Эти результаты, по-видимому, показывают, что у некоторых людей есть способность к ясновидению или к психической телепатии, что естественно вызвало сенсацию в научных кругах. Работа Райна была сразу же подвергнута критике с разных сторон. Прежде всего была поставлена под сомнение его статистика. Говорили, что при его способе выполнения опытов высокие результаты могли объясняться простой случайностью. Такого рода критика теперь встречается редко, поскольку в 1937 г. Институт математической статистики формально объявил, что его расчеты верны, и одобрил способы применения законов случая в его работе. Можно, впрочем, еще утверждать, что наши представления о законах случая разработаны только на бумаге. Может оказаться даже, что результаты доктора Раина и есть подлинные законы случая в данной ситуации, поскольку никто никогда не проверял прежде этих законов на столь обширном материале, как это сделал он76.
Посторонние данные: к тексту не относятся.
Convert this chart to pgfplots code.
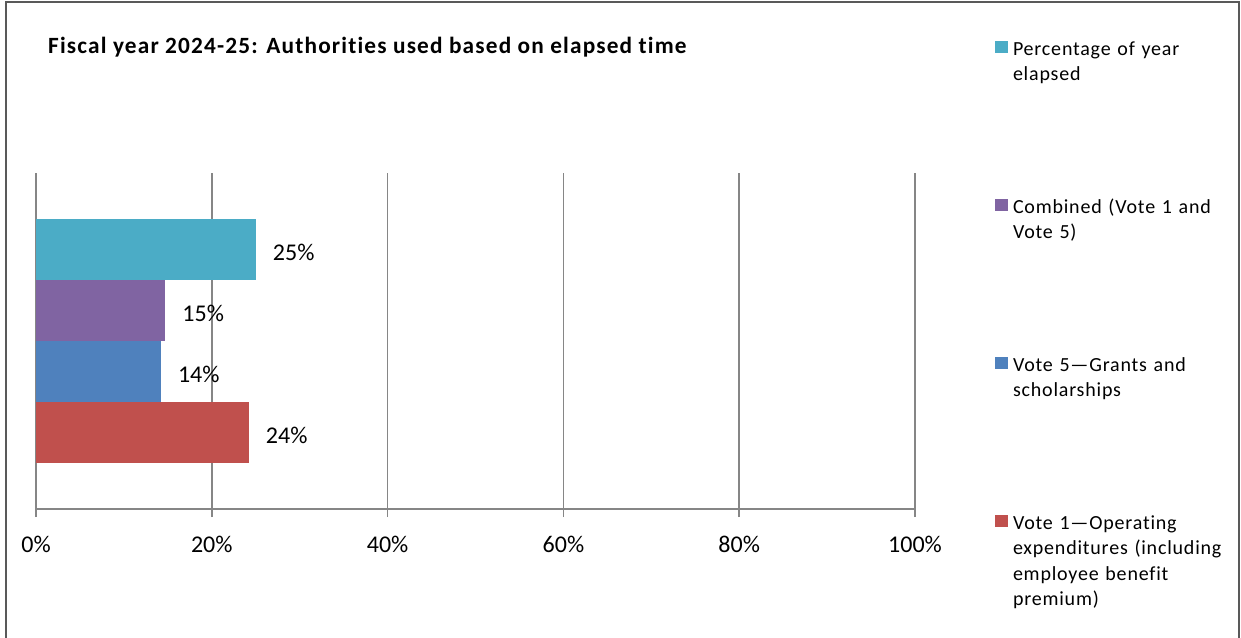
\documentclass[border=0pt]{standalone}
\usepackage{pgfplots}
\pgfplotsset{compat=1.18}
\usepackage{fontspec}
\setmainfont{Carlito}[Ligatures=NoCommon]
\newfontfamily\legfont[LetterSpace=4,Ligatures=NoCommon]{Carlito}
\newfontfamily\titlefont[LetterSpace=5,Ligatures=NoCommon]{Carlito}
\definecolor{cCyan}{HTML}{4BACC6}
\definecolor{cPurple}{HTML}{8064A2}
\definecolor{cBlue}{HTML}{4F81BD}
\definecolor{cRed}{HTML}{C0504D}
\definecolor{gridc}{HTML}{868686}
\definecolor{framec}{HTML}{595959}
\begin{document}
\begin{tikzpicture}[x=1pt,y=1pt]
\useasboundingbox (0,0) rectangle (1241,-637);
\draw[framec, line width=2pt] (6,-645) -- (6,-2) -- (1239,-2) -- (1239,-645);
\node[anchor=base west, inner sep=0pt, font=\titlefont\fontsize{23.3}{27}\selectfont\bfseries] at (48,-53) {Fiscal year 2024-25: Authorities used based on elapsed time};
\begin{axis}[
  at={(36pt,-509pt)}, anchor=south west,
  scale only axis, width=879pt, height=336pt,
  xmin=0, xmax=100, ymin=-1, ymax=1,
  xtick={0,20,40,60,80,100},
  xticklabel={\pgfmathprintnumber{\tick}\%},
  ytick=\empty,
  axis lines*=left,
  axis line style={gridc, line width=1.5pt},
  xmajorgrids, grid style={gridc, line width=1.5pt},
  tick align=outside, major tick length=8pt,
  tick style={gridc, line width=1.5pt},
  xticklabel style={font=\fontsize{24}{28}\selectfont, text=black, yshift=-16pt},
  /pgf/number format/assume math mode=true,
  xbar, bar width=61pt,
  point meta=x,
  nodes near coords={\pgfmathprintnumber[fixed,precision=0]{\pgfplotspointmeta}\%},
  nodes near coords style={anchor=west, inner sep=0pt, xshift=17pt, yshift=-3pt, font=\fontsize{24}{28}\selectfont, text=black},
  legend image code/.code={\fill[#1] (0pt,2pt) rectangle (13pt,14pt);},
  legend style={at={(axis description cs:1.0910,1.3958)}, anchor=north west,
    draw=none, fill=none, inner sep=0pt, outer sep=0pt, row sep=0pt, column sep=5pt,
    font=\legfont\fontsize{20}{25.5}\selectfont,
    cells={anchor=base west},
    nodes={inner sep=0pt, text width=230pt, align=left, text height=15pt, text depth=143pt}},
]
\addplot[fill=cCyan, draw=none, bar shift=91.5pt] coordinates {(25.0,0)};
\addlegendentry{Percentage of year\\elapsed}
\addplot[fill=cPurple, draw=none, bar shift=30.5pt] coordinates {(14.7,0)};
\addlegendentry{Combined (Vote 1 and\\Vote 5)}
\addplot[fill=cBlue, draw=none, bar shift=-30.5pt] coordinates {(14.2,0)};
\addlegendentry{Vote 5—Grants and\\scholarships}
\addplot[fill=cRed, draw=none, bar shift=-91.5pt] coordinates {(24.2,0)};
\addlegendentry{Vote 1—Operating\\expenditures (including\\employee benefit\\premium)}
\end{axis}
\end{tikzpicture}
\end{document}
Во-вторых, критиковали качество его карт. При некоторой практике их можно узнавать с задней стороны по виду и с передней стороны на ощупь, не смотря на них, и это обесценивает некоторые из его экспериментов. Имеются, однако, другие эксперименты с убедительными результатами, в которых вовсе не было возможности видеть или трогать карты, в особенности в тех случаях, когда опыты проводились по телефону или когда субъект помещался в другой комнате иногда на расстоянии во много миль.
В-третьих, ставили под сомнение сознательную или подсознательную добросовестность экспериментаторов. Допускалось, что они могли сознательно или подсознательно себя обманывать. Многие из экспериментов можно оспаривать на этом основании, но никоим образом не все.